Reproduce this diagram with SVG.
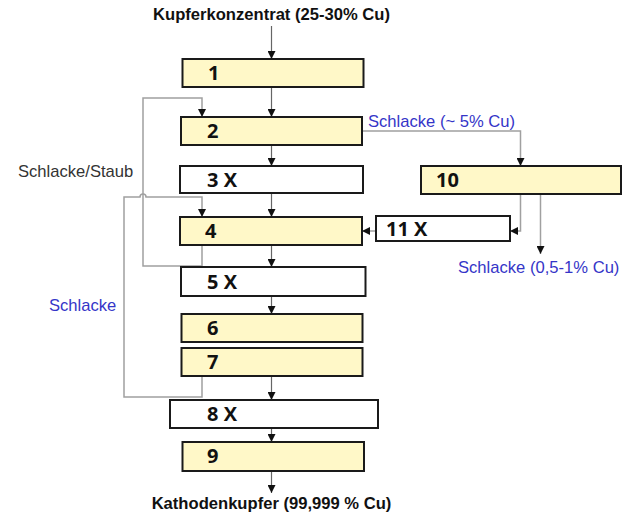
<svg xmlns="http://www.w3.org/2000/svg" width="632" height="531" viewBox="0 0 632 531">
<defs>
<marker id="ah" markerUnits="userSpaceOnUse" markerWidth="8" markerHeight="8" viewBox="0 0 8 8" refX="8" refY="4" orient="auto">
<path d="M0,0 L8,4 L0,8 Z" fill="#111"/>
</marker>
<style>
.box{stroke:#1a1a1a;stroke-width:2}
.y{fill:#FFF8C8}
.w{fill:#fff}
.lbl{font-family:"Open Sans","Liberation Sans",sans-serif;font-weight:700;font-size:20px;fill:#111}
.ttl{font-family:"Liberation Sans",Arial,sans-serif;font-weight:700;font-size:16.6px;fill:#111}
.side{font-family:"Liberation Sans",Arial,sans-serif;font-size:16.6px;fill:#333}
.blue{fill:#3535C8}
.c{fill:none;stroke:#666;stroke-width:1.2}
.g{fill:none;stroke:#a0a0a0;stroke-width:1.5}
</style>
</defs>
<rect width="632" height="531" fill="#fff"/>

<g id="connectors">
<path class="c" d="M271.5,26 V59" marker-end="url(#ah)"/>
<path class="c" d="M271.5,87 V117" marker-end="url(#ah)"/>
<path class="c" d="M271.5,145 V166" marker-end="url(#ah)"/>
<path class="c" d="M271.5,193 V217" marker-end="url(#ah)"/>
<path class="c" d="M271.5,245 V267" marker-end="url(#ah)"/>
<path class="c" d="M271.5,296 V314" marker-end="url(#ah)"/>
<path class="c" d="M271.5,376 V400" marker-end="url(#ah)"/>
<path class="c" d="M271.5,428 V442" marker-end="url(#ah)"/>
<path class="c" d="M271.5,471 V493" marker-end="url(#ah)"/>
<path class="g" d="M202,245 V266 H143 V98 H202 V117" marker-end="url(#ah)"/>
<path class="g" d="M202,376 V397 H124 V197 H140 A3,3 0 0 1 146,197 H202 V217" marker-end="url(#ah)"/>
<path class="g" d="M362,131 H520.5 V166" marker-end="url(#ah)"/>
<path class="g" d="M520.5,194 V231 H510" marker-end="url(#ah)"/>
<path class="g" d="M540.5,194 V254" marker-end="url(#ah)"/>
<path class="g" d="M376,231 H362" marker-end="url(#ah)"/>
</g>

<text class="ttl" x="271.5" y="20" text-anchor="middle">Kupferkonzentrat (25-30% Cu)</text>
<text class="ttl" x="271.5" y="509" text-anchor="middle">Kathodenkupfer (99,999 % Cu)</text>
<text class="side" x="18" y="177">Schlacke/Staub</text>
<text class="side blue" x="49" y="311">Schlacke</text>
<text class="side blue" x="368" y="127">Schlacke (~ 5% Cu)</text>
<text class="side blue" x="458" y="273">Schlacke (0,5-1% Cu)</text>

<g id="n1"><rect class="box y" x="182.5" y="59" width="181" height="28"/><text class="lbl" x="208" y="80">1</text></g>
<g id="n2"><rect class="box y" x="181" y="117" width="181" height="28"/><text class="lbl" x="207" y="138">2</text></g>
<g id="n3"><rect class="box w" x="180" y="166" width="183" height="27"/><text class="lbl" x="207" y="187">3 X</text></g>
<g id="n4"><rect class="box y" x="180" y="217" width="182" height="28"/><text class="lbl" x="205" y="238">4</text></g>
<g id="n5"><rect class="box w" x="181" y="267" width="184.5" height="29"/><text class="lbl" x="207" y="289">5 X</text></g>
<g id="n6"><rect class="box y" x="181.5" y="314" width="181" height="28"/><text class="lbl" x="207" y="335">6</text></g>
<g id="n7"><rect class="box y" x="181.5" y="348" width="181" height="28"/><text class="lbl" x="207" y="369">7</text></g>
<g id="n8"><rect class="box w" x="170" y="400" width="208" height="28"/><text class="lbl" x="207" y="421">8 X</text></g>
<g id="n9"><rect class="box y" x="182.5" y="442" width="181.5" height="29"/><text class="lbl" x="207" y="463">9</text></g>
<g id="n10"><rect class="box y" x="421" y="166" width="200" height="28"/><text class="lbl" x="436" y="187">10</text></g>
<g id="n11"><rect class="box w" x="376" y="216" width="134" height="25"/><text class="lbl" x="386" y="236">11 X</text></g>
</svg>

**TASK INSTRUCTIONS**.
Write the listing above out again exactly, dropping each image.

**ANSWER TO THIS PROBLEM**.
Reproduce this diagram with SVG.
<svg xmlns="http://www.w3.org/2000/svg" width="632" height="531" viewBox="0 0 632 531">
<defs>
<marker id="ah" markerUnits="userSpaceOnUse" markerWidth="8" markerHeight="8" viewBox="0 0 8 8" refX="8" refY="4" orient="auto">
<path d="M0,0 L8,4 L0,8 Z" fill="#111"/>
</marker>
<style>
.box{stroke:#1a1a1a;stroke-width:2}
.y{fill:#FFF8C8}
.w{fill:#fff}
.lbl{font-family:"Open Sans","Liberation Sans",sans-serif;font-weight:700;font-size:20px;fill:#111}
.ttl{font-family:"Liberation Sans",Arial,sans-serif;font-weight:700;font-size:16.6px;fill:#111}
.side{font-family:"Liberation Sans",Arial,sans-serif;font-size:16.6px;fill:#333}
.blue{fill:#3535C8}
.c{fill:none;stroke:#666;stroke-width:1.2}
.g{fill:none;stroke:#a0a0a0;stroke-width:1.5}
</style>
</defs>
<rect width="632" height="531" fill="#fff"/>

<g id="connectors">
<path class="c" d="M271.5,26 V59" marker-end="url(#ah)"/>
<path class="c" d="M271.5,87 V117" marker-end="url(#ah)"/>
<path class="c" d="M271.5,145 V166" marker-end="url(#ah)"/>
<path class="c" d="M271.5,193 V217" marker-end="url(#ah)"/>
<path class="c" d="M271.5,245 V267" marker-end="url(#ah)"/>
<path class="c" d="M271.5,296 V314" marker-end="url(#ah)"/>
<path class="c" d="M271.5,376 V400" marker-end="url(#ah)"/>
<path class="c" d="M271.5,428 V442" marker-end="url(#ah)"/>
<path class="c" d="M271.5,471 V493" marker-end="url(#ah)"/>
<path class="g" d="M202,245 V266 H143 V98 H202 V117" marker-end="url(#ah)"/>
<path class="g" d="M202,376 V397 H124 V197 H140 A3,3 0 0 1 146,197 H202 V217" marker-end="url(#ah)"/>
<path class="g" d="M362,131 H520.5 V166" marker-end="url(#ah)"/>
<path class="g" d="M520.5,194 V231 H510" marker-end="url(#ah)"/>
<path class="g" d="M540.5,194 V254" marker-end="url(#ah)"/>
<path class="g" d="M376,231 H362" marker-end="url(#ah)"/>
</g>

<text class="ttl" x="271.5" y="20" text-anchor="middle">Kupferkonzentrat (25-30% Cu)</text>
<text class="ttl" x="271.5" y="509" text-anchor="middle">Kathodenkupfer (99,999 % Cu)</text>
<text class="side" x="18" y="177">Schlacke/Staub</text>
<text class="side blue" x="49" y="311">Schlacke</text>
<text class="side blue" x="368" y="127">Schlacke (~ 5% Cu)</text>
<text class="side blue" x="458" y="273">Schlacke (0,5-1% Cu)</text>

<g id="n1"><rect class="box y" x="182.5" y="59" width="181" height="28"/><text class="lbl" x="208" y="80">1</text></g>
<g id="n2"><rect class="box y" x="181" y="117" width="181" height="28"/><text class="lbl" x="207" y="138">2</text></g>
<g id="n3"><rect class="box w" x="180" y="166" width="183" height="27"/><text class="lbl" x="207" y="187">3 X</text></g>
<g id="n4"><rect class="box y" x="180" y="217" width="182" height="28"/><text class="lbl" x="205" y="238">4</text></g>
<g id="n5"><rect class="box w" x="181" y="267" width="184.5" height="29"/><text class="lbl" x="207" y="289">5 X</text></g>
<g id="n6"><rect class="box y" x="181.5" y="314" width="181" height="28"/><text class="lbl" x="207" y="335">6</text></g>
<g id="n7"><rect class="box y" x="181.5" y="348" width="181" height="28"/><text class="lbl" x="207" y="369">7</text></g>
<g id="n8"><rect class="box w" x="170" y="400" width="208" height="28"/><text class="lbl" x="207" y="421">8 X</text></g>
<g id="n9"><rect class="box y" x="182.5" y="442" width="181.5" height="29"/><text class="lbl" x="207" y="463">9</text></g>
<g id="n10"><rect class="box y" x="421" y="166" width="200" height="28"/><text class="lbl" x="436" y="187">10</text></g>
<g id="n11"><rect class="box w" x="376" y="216" width="134" height="25"/><text class="lbl" x="386" y="236">11 X</text></g>
</svg>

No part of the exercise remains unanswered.